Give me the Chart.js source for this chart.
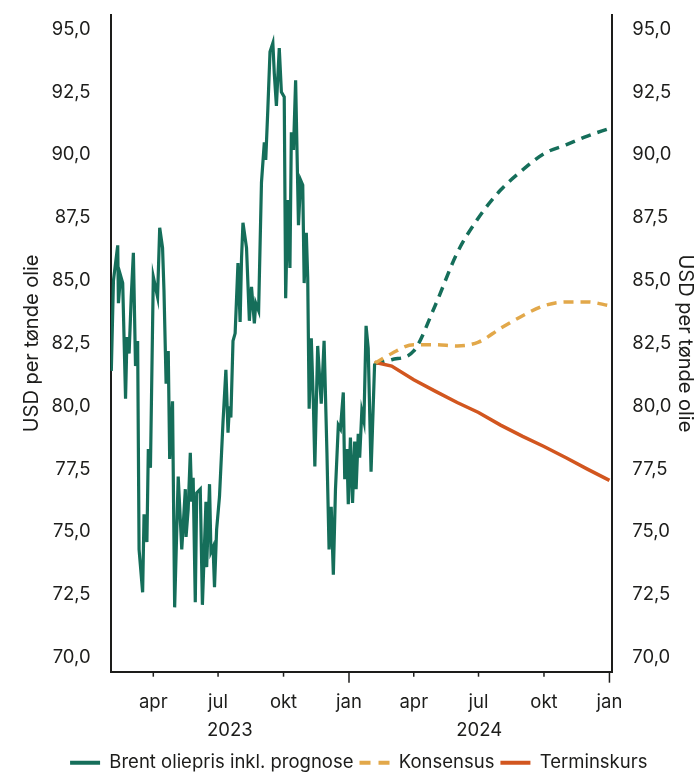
<!DOCTYPE html>
<html lang="da">
<head>
<meta charset="utf-8">
<title>Brent oliepris</title>
<script src="https://cdn.jsdelivr.net/npm/chart.js@4.4.1/dist/chart.umd.min.js"></script>
<style>
  html, body { margin: 0; padding: 0; background: #fff; overflow: hidden; }
  #wrap { width: 694px; height: 773px; position: relative; }
</style>
</head>
<body>
<div id="wrap"><canvas id="oilChart"></canvas></div>
<script>
// Brent, historisk
const histDates = [
  '2023-02-01','2023-02-04','2023-02-10','2023-02-11','2023-02-14','2023-02-17','2023-02-21','2023-02-23',
  '2023-02-26','2023-03-01','2023-03-04','2023-03-07','2023-03-10','2023-03-12','2023-03-17','2023-03-19',
  '2023-03-23','2023-03-25','2023-03-28','2023-04-01','2023-04-04','2023-04-07','2023-04-10','2023-04-14',
  '2023-04-16','2023-04-19','2023-04-22','2023-04-24','2023-04-28','2023-05-01','2023-05-06','2023-05-11',
  '2023-05-16','2023-05-17','2023-05-20','2023-05-23','2023-05-25','2023-05-27','2023-05-30','2023-06-01',
  '2023-06-06','2023-06-09','2023-06-14','2023-06-15','2023-06-19','2023-06-21','2023-06-24','2023-06-26',
  '2023-06-29','2023-07-03','2023-07-06','2023-07-08','2023-07-12','2023-07-15','2023-07-17','2023-07-19',
  '2023-07-22','2023-07-25','2023-07-29','2023-08-01','2023-08-03','2023-08-05','2023-08-10','2023-08-14',
  '2023-08-17','2023-08-21','2023-08-23','2023-08-27','2023-08-31','2023-09-04','2023-09-06','2023-09-09',
  '2023-09-12','2023-09-16','2023-09-18','2023-09-21','2023-09-25','2023-09-28','2023-10-02','2023-10-04',
  '2023-10-07','2023-10-10','2023-10-12','2023-10-15','2023-10-18','2023-10-22','2023-10-25','2023-10-28',
  '2023-10-30','2023-11-02','2023-11-04','2023-11-06','2023-11-09','2023-11-12','2023-11-14','2023-11-18',
  '2023-11-21','2023-11-23','2023-11-27','2023-12-01','2023-12-04','2023-12-07','2023-12-10','2023-12-13',
  '2023-12-17','2023-12-20','2023-12-24','2023-12-26','2023-12-29','2023-12-31','2024-01-03','2024-01-06',
  '2024-01-09','2024-01-11','2024-01-14','2024-01-16','2024-01-19','2024-01-22','2024-01-25','2024-01-28',
  '2024-02-01','2024-02-03','2024-02-06'
];
const histValues = [
  81.4, 85.0, 86.4, 84.1, 85.2, 84.9, 80.3, 82.75,
  82.1, 84.35, 86.1, 81.6, 82.6, 74.3, 72.6, 75.7,
  74.6, 78.3, 77.55, 85.15, 84.75, 84.35, 87.1, 86.3,
  84.6, 80.9, 82.2, 77.9, 80.2, 72.0, 77.2, 74.3,
  76.7, 74.8, 75.9, 78.15, 76.2, 77.15, 72.2, 76.55,
  76.7, 72.1, 76.2, 73.6, 76.9, 74.2, 74.4, 72.8,
  75.1, 76.4, 78.2, 79.4, 81.45, 78.95, 80.0, 79.55,
  82.6, 82.9, 85.7, 83.35, 85.9, 87.3, 86.3, 83.4,
  84.75, 83.3, 84.1, 83.8, 88.9, 90.5, 89.8, 91.85,
  94.1, 94.45, 93.25, 91.95, 94.25, 92.5, 92.3, 84.3,
  88.2, 85.5, 90.9, 90.2, 92.97, 87.2, 89.0, 88.8,
  84.9, 86.9, 85.1, 79.9, 82.7, 80.05, 77.6, 82.4,
  81.0, 80.1, 82.6, 78.15, 74.3, 76.0, 73.3, 76.7,
  79.25, 79.1, 80.55, 77.1, 78.3, 76.1, 78.75, 76.15,
  78.6, 76.7, 78.9, 77.95, 79.8, 79.4, 83.2, 82.3,
  77.4, 79.1, 81.7
];

// Prognoser
const forecastDates = [
  '2024-02-06','2024-03-01','2024-04-01','2024-05-01','2024-06-01','2024-07-01',
  '2024-08-01','2024-09-01','2024-10-01','2024-11-01','2024-12-01','2025-01-01'
];
const brentForecast = [81.7, 81.85, 82.2, 84.0, 86.1, 87.5, 88.6, 89.4, 90.05, 90.4, 90.75, 91.05];
const consensusValues = [81.7, 82.1, 82.45, 82.45, 82.4, 82.55, 83.1, 83.6, 84.0, 84.15, 84.15, 84.0];
const futuresValues = [81.75, 81.6, 81.05, 80.6, 80.15, 79.75, 79.25, 78.8, 78.4, 77.95, 77.5, 77.05];

// Akser
const monthTickDates = ['2023-04-01','2023-07-01','2023-10-01','2024-01-01','2024-04-01','2024-07-01','2024-10-01','2025-01-01'];
const monthTickLabels = ['apr','jul','okt','jan','apr','jul','okt','jan'];
const yearLabels = ['2023', '2024'];
const yTickValues = [70, 72.5, 75, 77.5, 80, 82.5, 85, 87.5, 90, 92.5, 95];
const axisTitle = 'USD per tønde olie';

const GREEN = '#156e5a';
const SAND = '#e2a84a';
const RUST = '#d2561f';
const INK = '#1d1d1b';
const FONT = 'Inter, "Noto Sans", sans-serif';
const TEXT = { family: FONT, size: 18.5 };

const DAY0 = Date.parse('2023-01-01');
const toDay = s => (Date.parse(s) - DAY0) / 864e5;
const toPoints = (dates, values) => dates.map((d, i) => ({ x: toDay(d), y: values[i] }));

const xMin = toDay('2023-01-31');
const xMax = toDay('2025-01-05');

// midten af hvert synligt år til årstallene
const yearCenters = yearLabels.map(y => {
  const a = Math.max(xMin, toDay(y + '-01-01'));
  const b = Math.min(xMax, toDay((+y + 1) + '-01-01'));
  return (a + b) / 2;
});

const fmtNum = v => v.toFixed(1).replace('.', ',');

// tickLength bruges kun som luft mellem akse og tal (stregerne vises ikke)
const yAxis = (position, titleGap) => ({
  position,
  min: 69.44,
  max: 95.56,
  afterBuildTicks: scale => { scale.ticks = yTickValues.map(v => ({ value: v })); },
  grid: { display: false, drawTicks: true, tickLength: 16 },
  border: { display: true, color: INK, width: 2 },
  ticks: {
    padding: 4,
    color: INK,
    font: TEXT,
    callback: v => fmtNum(v)
  },
  title: {
    display: true,
    text: axisTitle,
    color: INK,
    font: { family: FONT, size: 20, lineHeight: 1 },
    padding: { top: 0, bottom: titleGap }
  }
});

// kvartalsstreger, længere ved årsskiftet
const monthTicks = {
  id: 'monthTicks',
  afterDraw(chart) {
    const { ctx, scales: { x } } = chart;
    ctx.save();
    ctx.strokeStyle = INK;
    ctx.lineWidth = 1.5;
    monthTickDates.forEach((d, i) => {
      const px = x.getPixelForValue(toDay(d));
      const len = monthTickLabels[i] === 'jan' ? 11 : 5;
      ctx.beginPath();
      ctx.moveTo(px, x.top);
      ctx.lineTo(px, x.top + len);
      ctx.stroke();
    });
    ctx.restore();
  }
};

const ctx = document.getElementById('oilChart').getContext('2d');
new Chart(ctx, {
  type: 'line',
  data: {
    datasets: [
      {
        label: 'Brent oliepris inkl. prognose',
        data: toPoints(histDates, histValues),
        borderColor: GREEN,
        borderWidth: 3.2,
        pointRadius: 0,
        tension: 0
      },
      {
        label: 'Konsensus',
        data: toPoints(forecastDates, consensusValues),
        borderColor: SAND,
        borderWidth: 3.5,
        borderDash: [10, 7],
        pointRadius: 0,
        cubicInterpolationMode: 'monotone'
      },
      {
        label: 'Terminskurs',
        data: toPoints(forecastDates, futuresValues),
        borderColor: RUST,
        borderWidth: 3.5,
        pointRadius: 0,
        tension: 0
      },
      {
        label: 'Brent prognose',
        legendHidden: true,
        data: toPoints(forecastDates, brentForecast),
        borderColor: GREEN,
        borderWidth: 3.5,
        borderDash: [10, 7],
        pointRadius: 0,
        cubicInterpolationMode: 'monotone'
      }
    ]
  },
  options: {
    responsive: true,
    maintainAspectRatio: false,
    animation: false,
    layout: { padding: { left: 22, right: -1.5, top: 15, bottom: -9 } },
    scales: {
      x: {
        type: 'linear',
        position: 'bottom',
        min: xMin,
        max: xMax,
        afterBuildTicks: scale => { scale.ticks = monthTickDates.map(d => ({ value: toDay(d) })); },
        grid: { display: true, drawOnChartArea: false, tickLength: 20, tickColor: 'rgba(0,0,0,0)' },
        border: { display: true, color: INK, width: 2 },
        ticks: {
          autoSkip: false,
          maxRotation: 0,
          padding: 0,
          color: INK,
          font: TEXT,
          callback: (v, i) => monthTickLabels[i]
        }
      },
      xYear: {
        type: 'linear',
        position: 'bottom',
        min: xMin,
        max: xMax,
        afterBuildTicks: scale => { scale.ticks = yearCenters.map(v => ({ value: v })); },
        grid: { display: false, drawTicks: false },
        border: { display: false },
        ticks: {
          autoSkip: false,
          maxRotation: 0,
          padding: 5.7,
          color: INK,
          font: TEXT,
          callback: (v, i) => yearLabels[i]
        }
      },
      y: yAxis('left', 5.4),
      y2: yAxis('right', 0)
    },
    plugins: {
      tooltip: { enabled: false },
      legend: {
        position: 'bottom',
        labels: {
          usePointStyle: true,
          pointStyleWidth: 30,
          padding: 6,
          color: INK,
          font: TEXT,
          generateLabels: chart => chart.data.datasets
            .map((ds, i) => ({
              text: ds.label,
              datasetIndex: i,
              pointStyle: 'line',
              strokeStyle: ds.borderColor,
              fillStyle: ds.borderColor,
              fontColor: INK,
              lineWidth: 4,
              lineDash: ds.borderDash ? [11, 8] : [],
              hidden: !chart.isDatasetVisible(i),
              skip: !!ds.legendHidden
            }))
            .filter(item => !item.skip)
        }
      }
    }
  },
  plugins: [monthTicks]
});
</script>
</body>
</html>
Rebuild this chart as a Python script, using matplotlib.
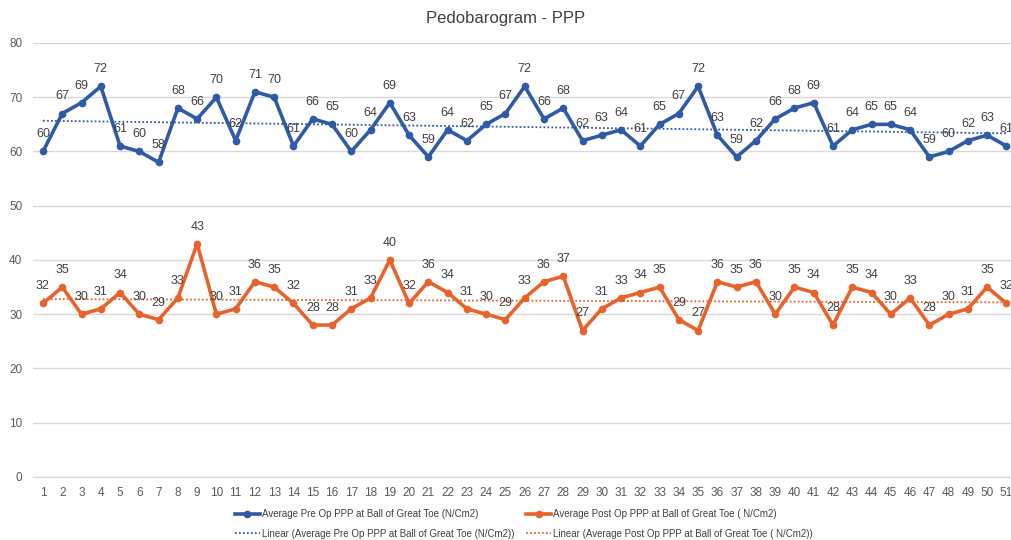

Exercise details
What is the number of lines in the listing above that contain the string "script"? Give only the number.

The solution
4